I have always loved the flower on the Hollyhock plant going back to the days when I was a kid. This plant is in the mallow family of which there are about 60 varieties! When we moved to our house here in the Sierra Foothills, this plant appeared in our garden one year. It was a beautiful shade of pink…
We have had this particular color in our yard now for about 6 years. Maybe three years ago, a darker colored hollyhock showed up. I am not sure how we ended up with this lovely contrasting color. This one is almost black in color.
This year more colors have shown up! They showed up in an area where I harvested seeds last year. Do these mutate themselves? I have no idea! None of our neighbors have this plant in their yards, so maybe they do!
Here are photos of these new volunteers showing all their lovely colors!
The seed pods on this plant are round buttons that have numerous flat round seeds inside. The plant does survive our snow fall in the winter, and are drought tolerant. We do not water these plants and they make it through the hot summers here just fine!
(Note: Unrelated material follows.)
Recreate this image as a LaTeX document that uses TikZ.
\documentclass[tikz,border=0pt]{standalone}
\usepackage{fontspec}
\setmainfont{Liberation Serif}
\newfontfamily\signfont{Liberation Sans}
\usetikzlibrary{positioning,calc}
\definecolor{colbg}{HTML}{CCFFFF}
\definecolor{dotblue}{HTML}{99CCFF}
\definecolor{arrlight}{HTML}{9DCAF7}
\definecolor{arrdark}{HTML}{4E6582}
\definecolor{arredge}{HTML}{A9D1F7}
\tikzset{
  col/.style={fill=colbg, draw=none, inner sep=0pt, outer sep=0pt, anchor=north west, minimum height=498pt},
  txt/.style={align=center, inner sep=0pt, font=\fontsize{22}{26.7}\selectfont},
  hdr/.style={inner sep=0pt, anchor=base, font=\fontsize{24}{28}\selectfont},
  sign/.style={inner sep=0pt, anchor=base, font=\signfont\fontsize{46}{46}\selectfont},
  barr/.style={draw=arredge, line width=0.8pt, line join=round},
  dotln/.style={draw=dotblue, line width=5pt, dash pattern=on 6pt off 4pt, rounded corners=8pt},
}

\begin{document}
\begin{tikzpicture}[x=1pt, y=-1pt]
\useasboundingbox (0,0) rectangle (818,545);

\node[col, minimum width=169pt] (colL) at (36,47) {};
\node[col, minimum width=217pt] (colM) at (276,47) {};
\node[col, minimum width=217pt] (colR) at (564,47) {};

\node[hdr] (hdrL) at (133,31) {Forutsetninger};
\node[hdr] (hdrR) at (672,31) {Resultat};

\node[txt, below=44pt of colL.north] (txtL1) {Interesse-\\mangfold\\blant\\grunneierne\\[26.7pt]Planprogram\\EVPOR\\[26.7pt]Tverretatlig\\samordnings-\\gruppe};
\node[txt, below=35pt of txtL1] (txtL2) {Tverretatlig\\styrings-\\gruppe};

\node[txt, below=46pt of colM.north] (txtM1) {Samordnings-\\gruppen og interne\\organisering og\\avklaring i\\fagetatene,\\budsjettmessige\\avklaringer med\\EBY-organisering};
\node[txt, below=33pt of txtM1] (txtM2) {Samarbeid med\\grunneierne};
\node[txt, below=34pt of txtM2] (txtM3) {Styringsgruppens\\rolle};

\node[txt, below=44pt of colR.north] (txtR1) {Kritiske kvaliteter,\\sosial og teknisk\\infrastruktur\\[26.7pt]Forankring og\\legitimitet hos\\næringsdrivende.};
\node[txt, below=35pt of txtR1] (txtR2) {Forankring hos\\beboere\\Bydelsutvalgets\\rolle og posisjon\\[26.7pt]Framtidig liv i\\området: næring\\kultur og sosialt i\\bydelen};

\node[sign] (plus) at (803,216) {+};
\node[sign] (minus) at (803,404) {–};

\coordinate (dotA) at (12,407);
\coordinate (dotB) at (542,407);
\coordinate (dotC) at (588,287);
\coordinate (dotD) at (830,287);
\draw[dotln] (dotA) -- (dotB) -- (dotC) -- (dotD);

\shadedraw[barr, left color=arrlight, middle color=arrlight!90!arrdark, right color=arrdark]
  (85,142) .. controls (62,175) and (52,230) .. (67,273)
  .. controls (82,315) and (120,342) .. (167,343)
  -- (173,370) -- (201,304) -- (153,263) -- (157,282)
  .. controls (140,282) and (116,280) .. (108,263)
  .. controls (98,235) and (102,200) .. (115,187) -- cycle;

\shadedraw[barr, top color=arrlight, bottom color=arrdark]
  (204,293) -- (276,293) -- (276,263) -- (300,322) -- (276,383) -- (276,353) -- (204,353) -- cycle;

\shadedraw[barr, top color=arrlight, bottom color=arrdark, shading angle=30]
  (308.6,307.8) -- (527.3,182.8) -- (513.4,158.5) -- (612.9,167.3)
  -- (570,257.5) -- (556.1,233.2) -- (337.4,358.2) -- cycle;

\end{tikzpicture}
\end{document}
The deer: They find the leaves a tasty morsel as the summer season progresses. I noticed yesterday that the deer are already feeding on this plant. As much as they mow these down, the plants come back! I would have included a shot of the area where all of these lovely plants are, but all you see are the flower stalks! Maybe later in the season as they recover I can post a photo!
Have a great Monday! Thank you for taking the time to stop by! Be well! ^..^
We had billions of hollyhocks in Brigham City, Utah, when I was young. They don’t grow so well in South Texas or here in San Diego. There is a small patch of them in Balboa Park but they usually look quite scraggly.
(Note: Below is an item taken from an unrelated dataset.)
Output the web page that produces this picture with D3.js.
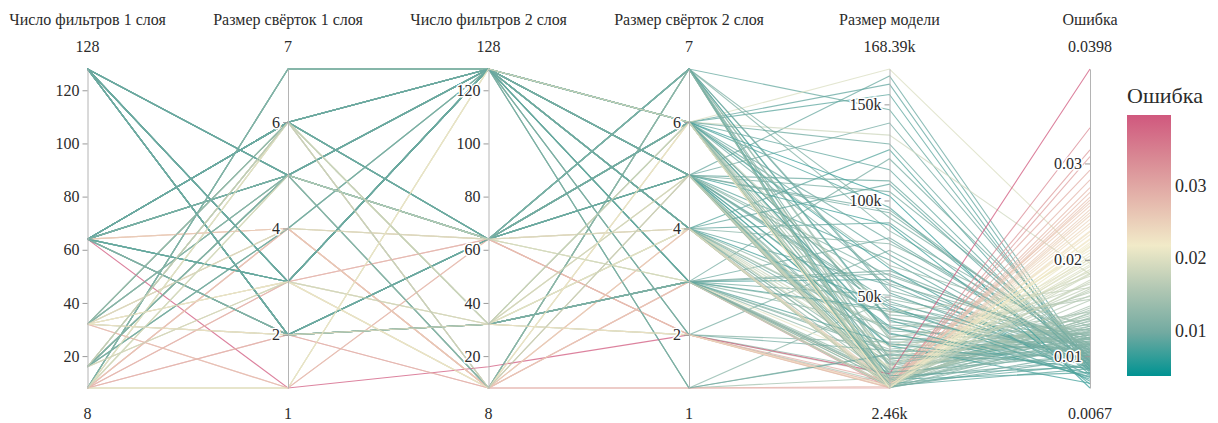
<!DOCTYPE html>
<html>
<head>
<meta charset="utf-8">
<script src="https://cdn.jsdelivr.net/npm/d3@7"></script>
<style>
  body { margin: 0; background: #fff; }
  .halo { paint-order: stroke; stroke: #fff; stroke-width: 3px; stroke-linejoin: round; }
</style>
</head>
<body>
<svg id="chart" width="1218" height="423" font-family="'Liberation Serif', 'Times New Roman', 'DejaVu Serif', serif"></svg>
<script>
const SERIF = "'Liberation Serif', 'Times New Roman', 'DejaVu Serif', serif";

// Axis titles
const dimensionTitles = ["Число фильтров 1 слоя", "Размер свёрток 1 слоя", "Число фильтров 2 слоя",
                         "Размер свёрток 2 слоя", "Размер модели", "Ошибка"];

// Network configurations (filters / kernel size of both conv layers)
const cfgFilters1 = [128,128,128,64,64,64,64,8,64,32,16,16,32,16,8,32,16,32,8,8,8,8,32,64,64,16,32,16,8,32,128];
const cfgKernel1  = [5,2,3,6,5,3,2,7,6,6,5,6,5,4,6,4,3,2,1,4,3,2,1,1,4,6,3,5,5,6,2];
const cfgFilters2 = [128,64,128,128,64,128,32,128,64,128,64,32,8,128,32,64,32,32,128,8,64,8,64,16,8,8,8,128,64,8,32];
const cfgKernel2  = [4,6,5,6,7,3,3,5,5,4,6,6,7,1,4,4,5,2,6,3,2,1,2,2,4,5,6,2,3,7,3];

// Trained runs: configuration used, model size (thousands of parameters), test error
const runConfig = [2,3,1,4,8,18,11,0,5,3, 2,7,1,8,4,0,12,5,9,27, 3,2,10,6,8,1,0,4,30,13,
  7,2,5,9,3,12,6,8,0,1, 29,4,27,2,10,5,30,13,3,7, 6,8,0,1,12,4,2,9,27,5,
  3,6,30,13,0,8,7,1,2,4, 12,6,10,3,29,3,2,1,0,4, 8,5,11,14,15,16,17,18,25,26,
  28,11,14,15,16,17,18,25,26,28, 11,14,9,10,15,16,24,14,17,26, 28,25,11,23,19,20,21,22,24,19,
  20,21,22,24,19,0,1,2,3,4, 5,6,7,8,9,10,12,13,27,30, 0,3,2,1,5,8,4,7,6,3,
  2,0,1,4,6,14,15,16,17,26, 28,25,18,11];

const runSize = [164.8,160.5,155.1,147.2,140.3,168.39,134.0,126.4,121.7,116.0,
  110.2,104.6,96.3,95.1,91.0,88.4,84.2,80.6,77.5,74.1,
  71.8,69.0,66.2,63.5,60.8,58.3,55.9,53.2,50.7,48.6,
  46.1,44.0,42.3,40.5,38.7,36.9,35.2,33.6,32.1,30.4,
  29.0,27.7,26.3,25.1,23.8,22.6,21.4,20.3,19.2,18.1,
  17.2,16.3,15.4,14.6,13.8,13.0,12.3,11.6,10.9,10.2,
  9.6,9.0,8.4,7.8,7.2,6.7,6.2,5.7,5.2,4.8,
  4.4,4.0,3.6,3.3,3.0,102.4,87.1,64.7,45.3,37.8,
  24.5,58.9,28.4,20.6,16.9,12.7,9.4,7.1,5.5,4.2,
  3.4,2.9,2.6,2.46,3.9,5.0,6.4,8.1,10.5,14.2,
  18.6,24.0,33.0,41.8,2.8,2.5,3.1,4.6,2.7,3.7,
  6.0,2.55,4.9,9.8,2.46,4.0,2.5,6.3,3.5,7.4,
  2.6,3.2,2.9,5.3,3.8,2.9,3.5,2.7,4.6,6.9,
  5.9,7.5,8.8,10.6,12.0,14.9,17.7,19.8,22.0,25.6,
  28.1,31.0,34.5,39.0,43.4,47.5,52.0,56.7,61.9,79.2,
  93.6,108.5,129.4,2.6,3.1,3.0,4.3,5.6,3.6,2.47,
  2.9,3.9,2.6,6.6];

const runError = [.0093,.0088,.0085,.0091,.0097,.0196,.0185,.0083,.0102,.0089,
  .0094,.0105,.0081,.0099,.0108,.0087,.0112,.0095,.0118,.0103,
  .0092,.0086,.0131,.0107,.0111,.0098,.0090,.0114,.0101,.0121,
  .0109,.0096,.0119,.0127,.0100,.0113,.0122,.0105,.0117,.0093,
  .0138,.0124,.0115,.0108,.0146,.0128,.0112,.0133,.0119,.0125,
  .0131,.0116,.0129,.0104,.0136,.0122,.0113,.0142,.0127,.0134,
  .0110,.0139,.0120,.0144,.0131,.0126,.0137,.0115,.0123,.0140,
  .0148,.0150,.0152,.0129,.0145,.0067,.0071,.0074,.0076,.0078,
  .0072,.0080,.0162,.0175,.0188,.0201,.0168,.0214,.0193,.0207,
  .0221,.0235,.0179,.0229,.0242,.0158,.0186,.0198,.0172,.0210,
  .0166,.0183,.0159,.0171,.0252,.0218,.0246,.0226,.0204,.0238,
  .0195,.0249,.0216,.0398,.0337,.0314,.0307,.0293,.0265,.0259,
  .0275,.0283,.0270,.0256,.0262,.0098,.0087,.0104,.0091,.0083,
  .0111,.0096,.0089,.0101,.0118,.0124,.0107,.0093,.0099,.0087,
  .0105,.0082,.0079,.0102,.0085,.0094,.0088,.0117,.0106,.0096,
  .0100,.0090,.0095,.0120,.0112,.0201,.0190,.0177,.0230,.0213,
  .0185,.0170,.0222,.0163];

// Tick values per axis
const filterTicks = [20, 40, 60, 80, 100, 120];
const kernelTicks = [2, 4, 6];
const sizeTicks = [50, 100, 150];
const errorTicks = [0.01, 0.02, 0.03];
const colorbarTicks = [0.01, 0.02, 0.03];

// Colour range of the error scale
const colorMin = 0.0037, colorMax = 0.0398;
const tealrose = ["#009392", "#72aaa1", "#b1c7b3", "#f1eac8", "#e5b9ad", "#d98994", "#d0587e"];

// Assemble rows
const rows = runConfig.map((c, i) => [
  cfgFilters1[c], cfgKernel1[c], cfgFilters2[c], cfgKernel2[c], runSize[i], runError[i]
]);

const svg = d3.select("#chart");
const yTop = 69, yBottom = 388;
const textColor = "#2b2b2b";

const x = d3.scalePoint().domain(d3.range(6)).range([87.5, 1090]);

const fmtInt = d3.format("d");
const dims = [
  { ticks: filterTicks, tf: fmtInt, rf: fmtInt },
  { ticks: kernelTicks, tf: fmtInt, rf: fmtInt },
  { ticks: filterTicks, tf: fmtInt, rf: fmtInt },
  { ticks: kernelTicks, tf: fmtInt, rf: fmtInt },
  { ticks: sizeTicks, tf: v => v + "k", rf: v => d3.format(".2f")(v) + "k" },
  { ticks: errorTicks, tf: v => d3.format(".2f")(v), rf: v => d3.format(".4f")(v) }
];
dims.forEach((d, i) => {
  d.extent = d3.extent(rows, r => r[i]);
  d.y = d3.scaleLinear().domain(d.extent).range([yBottom, yTop]);
});

const stops = tealrose.map((_, i) => colorMin + (colorMax - colorMin) * i / (tealrose.length - 1));
const color = d3.scaleLinear().domain(stops).range(tealrose).interpolate(d3.interpolateRgb).clamp(true);

// Polylines
const line = d3.line();
svg.append("g")
  .attr("fill", "none")
  .selectAll("path")
  .data(rows)
  .join("path")
  .attr("d", r => line(r.map((v, i) => [x(i), dims[i].y(v)])))
  .attr("stroke", r => color(r[5]))
  .attr("stroke-width", 1.1)
  .attr("stroke-opacity", 0.75);

function label(g, txt, y, size) {
  return g.append("text").attr("text-anchor", "middle").attr("y", y)
    .style("font-family", SERIF).style("font-size", size + "px").attr("fill", textColor).text(txt);
}

// Axes
dims.forEach((d, i) => {
  const g = svg.append("g").attr("transform", `translate(${x(i)},0)`);
  const axis = d3.axisLeft(d.y).tickValues(d.ticks).tickFormat(d.tf).tickSizeInner(5).tickSizeOuter(0).tickPadding(3);
  g.call(axis);
  g.attr("font-family", null).attr("font-size", null);
  g.select(".domain").attr("stroke", "#b4b4b4").attr("stroke-width", 1);
  g.selectAll(".tick line").attr("stroke", "#9a9a9a");
  g.selectAll(".tick text").attr("class", "halo")
    .style("font-family", SERIF).style("font-size", "16px").attr("fill", textColor);

  label(g, dimensionTitles[i], 25, 16);
  label(g, d.rf(d.extent[1]), 52, 16);
  label(g, d.rf(d.extent[0]), 419, 16);
});

// Colour bar
const cbX = 1127, cbTop = 115, cbBottom = 376, cbW = 44;
const grad = svg.append("defs").append("linearGradient")
  .attr("id", "errGrad").attr("x1", 0).attr("y1", 1).attr("x2", 0).attr("y2", 0);
tealrose.forEach((c, i) => {
  grad.append("stop").attr("offset", i / (tealrose.length - 1)).attr("stop-color", c);
});
svg.append("rect").attr("x", cbX).attr("y", cbTop).attr("width", cbW).attr("height", cbBottom - cbTop)
  .attr("fill", "url(#errGrad)");
const cbScale = d3.scaleLinear().domain([colorMin, colorMax]).range([cbBottom, cbTop]);
svg.append("g").selectAll("text").data(colorbarTicks).join("text")
  .attr("x", cbX + cbW + 4).attr("y", v => cbScale(v)).attr("dy", "0.35em")
  .style("font-family", SERIF).style("font-size", "18px").attr("fill", textColor)
  .text(v => d3.format(".2f")(v));
svg.append("text").attr("x", cbX).attr("y", 103)
  .style("font-family", SERIF).style("font-size", "22px").attr("fill", textColor).text("Ошибка");
</script>
</body>
</html>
They get that way here too as the summer heat picks up. They do hang in there though, and make it through the snow just fine. How I ended up with all the different colors is puzzling. No one in the neighborhood have these, just us…
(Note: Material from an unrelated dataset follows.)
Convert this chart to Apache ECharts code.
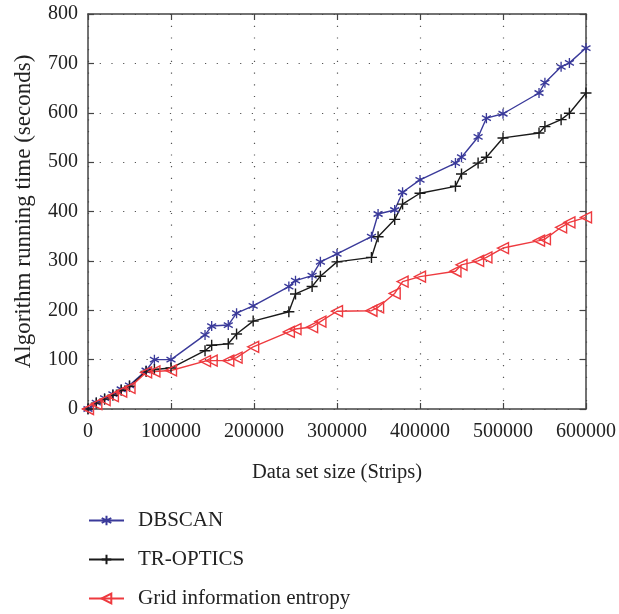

What beautiful colors! Stunning flowers. Thanks for sharing them with us.
Thank you Marcybee!
Beautiful!
🙂
Nice, vibrant colors and a bonus that they planted themselves and are drought tolerant. Thanks for sharing.
Thanks!
Stunning colours!
Amazing aren’t they? I just wonder how I ended up with so many different colors when I started out with one! 🙂
Beautiful “Red” looks like a hibiscus flower but a look at the whole Hollyhock plant tells me it’s not even distantly related. Hollyhocks must give your garden dramatic color and texture. Is it an annual?
It can be an annual but in our area it is a perennial!
I love hollyhocks too but know very little about the plant itself. I have two on my allotment and have just planted one in the garden. I’m hoping the snails and slugs don’t like them!
I have not had an issue with either of those pesky garden eaters!
Do you save the seeds? What a variety of colours. Beautiful.
I can send you some if you would like! They are easy to grow from seed, and these plants must have come up from my spreading seeds as I harvested them last year!
That would be really nice of you. On my website, anneli-purchase.com is a contact page. If you send me a note I can email with you.
Did my thing on the contact page!
Those are gorgeous and You’re lucky to have them in your garden. We’ve got the light pink one in the Oxfordshire garden and the dark, almost black one in the Vancouver garden. I think, I might be wrong here, but I think the seeds can be dispersed by birds in their droppings. That might be one possible explanation of how they got to you. How ever they got there, I hope you enjoy them. You know, I always thought that a hollyhock is most like a woman. They bend in a gale but don’t break, get cropped down and come back, And, even if a house is built on them, eventually they find their way back up. Not much can stop them or destroy them. Love them to pieces. 🙂
Thanks Veronica! I love how you describe them like a woman!